WORK TO COMPLETE
Your answer should be a single number: the count of lines in the material below that hold "React".

..............................

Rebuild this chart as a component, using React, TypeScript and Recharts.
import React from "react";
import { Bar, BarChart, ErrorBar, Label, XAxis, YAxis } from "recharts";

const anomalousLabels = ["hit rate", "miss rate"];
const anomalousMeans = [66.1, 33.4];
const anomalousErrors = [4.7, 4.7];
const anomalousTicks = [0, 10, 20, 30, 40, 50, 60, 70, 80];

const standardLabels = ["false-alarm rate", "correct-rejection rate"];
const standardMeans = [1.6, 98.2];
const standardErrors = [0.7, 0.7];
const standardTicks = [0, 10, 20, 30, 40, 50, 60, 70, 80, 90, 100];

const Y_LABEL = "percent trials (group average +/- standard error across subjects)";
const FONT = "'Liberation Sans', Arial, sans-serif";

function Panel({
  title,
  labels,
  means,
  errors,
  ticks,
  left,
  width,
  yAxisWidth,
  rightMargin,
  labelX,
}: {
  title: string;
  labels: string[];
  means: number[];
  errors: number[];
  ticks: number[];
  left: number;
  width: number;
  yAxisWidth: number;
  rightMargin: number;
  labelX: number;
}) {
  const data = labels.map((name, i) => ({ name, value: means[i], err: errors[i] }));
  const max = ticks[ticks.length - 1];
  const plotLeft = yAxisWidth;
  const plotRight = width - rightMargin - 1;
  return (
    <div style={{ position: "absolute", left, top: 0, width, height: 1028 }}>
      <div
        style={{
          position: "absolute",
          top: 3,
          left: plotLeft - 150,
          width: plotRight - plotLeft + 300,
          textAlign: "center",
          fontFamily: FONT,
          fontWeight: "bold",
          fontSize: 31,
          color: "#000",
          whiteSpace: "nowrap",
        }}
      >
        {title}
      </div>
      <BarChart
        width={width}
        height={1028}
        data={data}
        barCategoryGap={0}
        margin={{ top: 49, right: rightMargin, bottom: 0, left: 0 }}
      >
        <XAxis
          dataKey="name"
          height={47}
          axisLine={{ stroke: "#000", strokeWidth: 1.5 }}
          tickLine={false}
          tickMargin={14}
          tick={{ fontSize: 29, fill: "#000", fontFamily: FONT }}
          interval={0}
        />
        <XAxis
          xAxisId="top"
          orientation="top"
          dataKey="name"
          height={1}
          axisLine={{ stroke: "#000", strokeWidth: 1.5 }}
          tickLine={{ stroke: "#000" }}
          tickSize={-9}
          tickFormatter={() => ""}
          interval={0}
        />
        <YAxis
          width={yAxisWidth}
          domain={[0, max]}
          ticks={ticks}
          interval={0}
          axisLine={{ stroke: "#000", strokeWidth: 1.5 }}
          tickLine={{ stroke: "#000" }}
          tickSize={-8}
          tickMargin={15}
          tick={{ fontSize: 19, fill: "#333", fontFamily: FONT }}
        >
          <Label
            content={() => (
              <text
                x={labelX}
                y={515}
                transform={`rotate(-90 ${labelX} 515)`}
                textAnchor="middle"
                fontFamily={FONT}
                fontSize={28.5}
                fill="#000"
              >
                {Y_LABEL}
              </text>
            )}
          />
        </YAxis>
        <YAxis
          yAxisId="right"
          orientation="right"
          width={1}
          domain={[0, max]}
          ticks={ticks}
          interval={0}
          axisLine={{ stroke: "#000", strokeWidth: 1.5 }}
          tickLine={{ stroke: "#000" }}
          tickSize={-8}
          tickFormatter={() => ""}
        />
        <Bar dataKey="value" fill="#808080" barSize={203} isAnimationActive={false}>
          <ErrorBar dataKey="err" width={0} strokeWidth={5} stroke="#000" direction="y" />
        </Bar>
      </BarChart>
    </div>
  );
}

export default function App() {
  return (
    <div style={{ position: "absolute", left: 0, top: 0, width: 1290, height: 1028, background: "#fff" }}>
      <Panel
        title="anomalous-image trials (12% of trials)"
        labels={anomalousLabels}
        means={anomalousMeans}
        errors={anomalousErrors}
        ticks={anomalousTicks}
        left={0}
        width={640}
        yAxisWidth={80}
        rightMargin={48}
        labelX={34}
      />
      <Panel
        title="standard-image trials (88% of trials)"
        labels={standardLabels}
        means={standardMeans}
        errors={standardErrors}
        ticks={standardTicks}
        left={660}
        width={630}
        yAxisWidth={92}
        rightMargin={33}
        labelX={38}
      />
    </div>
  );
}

..............................

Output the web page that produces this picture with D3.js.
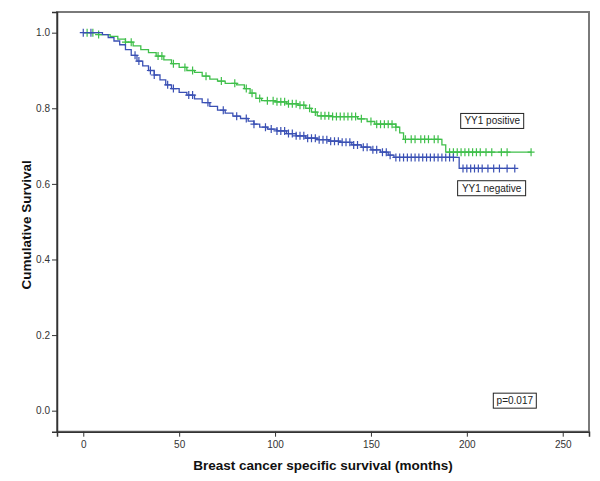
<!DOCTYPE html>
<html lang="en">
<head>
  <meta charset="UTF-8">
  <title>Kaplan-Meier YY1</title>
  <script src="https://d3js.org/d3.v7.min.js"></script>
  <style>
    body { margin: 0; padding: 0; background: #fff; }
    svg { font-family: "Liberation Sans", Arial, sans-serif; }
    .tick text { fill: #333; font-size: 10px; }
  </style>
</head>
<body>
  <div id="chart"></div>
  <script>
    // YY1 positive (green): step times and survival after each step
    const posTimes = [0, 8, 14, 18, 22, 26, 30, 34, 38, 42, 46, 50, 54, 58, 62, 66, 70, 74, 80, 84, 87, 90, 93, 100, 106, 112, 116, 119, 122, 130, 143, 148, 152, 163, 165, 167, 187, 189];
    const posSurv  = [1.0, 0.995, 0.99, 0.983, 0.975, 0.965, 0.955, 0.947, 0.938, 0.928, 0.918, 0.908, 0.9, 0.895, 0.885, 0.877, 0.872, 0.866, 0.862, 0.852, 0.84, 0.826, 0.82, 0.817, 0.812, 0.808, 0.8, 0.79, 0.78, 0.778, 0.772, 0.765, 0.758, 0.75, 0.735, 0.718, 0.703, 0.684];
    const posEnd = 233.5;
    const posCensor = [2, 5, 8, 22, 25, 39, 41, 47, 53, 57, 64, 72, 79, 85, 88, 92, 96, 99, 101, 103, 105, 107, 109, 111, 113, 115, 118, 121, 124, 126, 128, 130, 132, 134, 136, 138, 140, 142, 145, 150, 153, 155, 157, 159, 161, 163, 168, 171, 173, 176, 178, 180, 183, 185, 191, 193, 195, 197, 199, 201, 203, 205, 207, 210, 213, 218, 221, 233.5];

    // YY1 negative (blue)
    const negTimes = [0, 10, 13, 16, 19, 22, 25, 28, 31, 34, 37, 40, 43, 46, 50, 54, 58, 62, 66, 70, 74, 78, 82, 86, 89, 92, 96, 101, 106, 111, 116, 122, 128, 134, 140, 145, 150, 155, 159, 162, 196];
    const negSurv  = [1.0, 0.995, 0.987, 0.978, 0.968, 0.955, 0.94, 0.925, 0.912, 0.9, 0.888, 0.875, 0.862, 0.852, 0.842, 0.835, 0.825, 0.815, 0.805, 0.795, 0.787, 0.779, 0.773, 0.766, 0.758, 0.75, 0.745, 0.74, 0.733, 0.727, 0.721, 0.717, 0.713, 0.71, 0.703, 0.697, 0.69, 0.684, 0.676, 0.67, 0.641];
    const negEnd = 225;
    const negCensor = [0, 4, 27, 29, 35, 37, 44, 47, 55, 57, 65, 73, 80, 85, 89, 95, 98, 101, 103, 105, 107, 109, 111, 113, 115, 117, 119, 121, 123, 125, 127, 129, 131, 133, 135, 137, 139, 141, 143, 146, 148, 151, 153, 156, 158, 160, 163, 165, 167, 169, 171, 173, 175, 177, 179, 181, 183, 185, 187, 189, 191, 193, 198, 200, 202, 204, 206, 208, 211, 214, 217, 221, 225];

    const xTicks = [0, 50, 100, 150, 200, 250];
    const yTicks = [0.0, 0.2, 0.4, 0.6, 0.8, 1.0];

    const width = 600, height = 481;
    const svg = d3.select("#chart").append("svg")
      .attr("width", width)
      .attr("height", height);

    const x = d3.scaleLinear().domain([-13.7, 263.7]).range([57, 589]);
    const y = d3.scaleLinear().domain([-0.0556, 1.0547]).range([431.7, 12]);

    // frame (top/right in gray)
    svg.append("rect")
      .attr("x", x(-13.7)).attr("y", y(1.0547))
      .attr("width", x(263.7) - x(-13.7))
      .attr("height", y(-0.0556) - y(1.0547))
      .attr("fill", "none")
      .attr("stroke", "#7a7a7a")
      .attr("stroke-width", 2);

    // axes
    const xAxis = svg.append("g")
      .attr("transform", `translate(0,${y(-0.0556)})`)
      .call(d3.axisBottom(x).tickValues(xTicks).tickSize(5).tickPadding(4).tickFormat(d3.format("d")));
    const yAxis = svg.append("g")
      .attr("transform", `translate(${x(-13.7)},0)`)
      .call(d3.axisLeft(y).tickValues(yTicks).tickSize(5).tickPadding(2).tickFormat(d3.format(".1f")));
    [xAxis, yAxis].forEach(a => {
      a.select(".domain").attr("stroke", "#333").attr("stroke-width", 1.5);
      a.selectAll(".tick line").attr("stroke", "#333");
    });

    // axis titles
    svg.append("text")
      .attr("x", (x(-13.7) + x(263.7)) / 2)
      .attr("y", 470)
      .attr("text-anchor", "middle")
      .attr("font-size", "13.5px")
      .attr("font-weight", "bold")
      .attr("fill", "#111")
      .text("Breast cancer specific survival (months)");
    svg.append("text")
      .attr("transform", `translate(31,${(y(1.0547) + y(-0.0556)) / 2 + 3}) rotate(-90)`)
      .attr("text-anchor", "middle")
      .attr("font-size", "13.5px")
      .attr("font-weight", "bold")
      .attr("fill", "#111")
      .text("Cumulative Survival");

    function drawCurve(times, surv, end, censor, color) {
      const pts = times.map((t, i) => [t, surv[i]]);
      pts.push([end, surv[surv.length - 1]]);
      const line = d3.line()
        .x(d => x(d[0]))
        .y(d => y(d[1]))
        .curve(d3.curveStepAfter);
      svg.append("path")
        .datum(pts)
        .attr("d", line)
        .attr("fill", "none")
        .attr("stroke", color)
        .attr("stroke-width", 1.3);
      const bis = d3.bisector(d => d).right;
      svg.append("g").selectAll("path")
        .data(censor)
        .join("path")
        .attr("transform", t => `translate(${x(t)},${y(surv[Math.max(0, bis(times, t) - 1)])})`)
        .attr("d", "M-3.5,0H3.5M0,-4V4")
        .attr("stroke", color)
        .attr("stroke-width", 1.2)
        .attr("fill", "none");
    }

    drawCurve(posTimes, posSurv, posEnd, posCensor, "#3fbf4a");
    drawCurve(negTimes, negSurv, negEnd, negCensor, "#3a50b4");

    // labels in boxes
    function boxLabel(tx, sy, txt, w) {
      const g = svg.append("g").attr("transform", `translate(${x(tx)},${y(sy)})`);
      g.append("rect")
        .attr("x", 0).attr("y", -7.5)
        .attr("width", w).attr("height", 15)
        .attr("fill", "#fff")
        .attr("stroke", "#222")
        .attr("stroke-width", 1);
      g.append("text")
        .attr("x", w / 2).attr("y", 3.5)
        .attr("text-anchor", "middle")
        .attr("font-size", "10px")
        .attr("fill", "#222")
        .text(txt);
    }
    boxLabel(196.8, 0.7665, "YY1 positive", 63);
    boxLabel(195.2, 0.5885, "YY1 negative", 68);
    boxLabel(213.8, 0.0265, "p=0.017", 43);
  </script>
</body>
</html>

..............................

WRITTEN ANSWER
2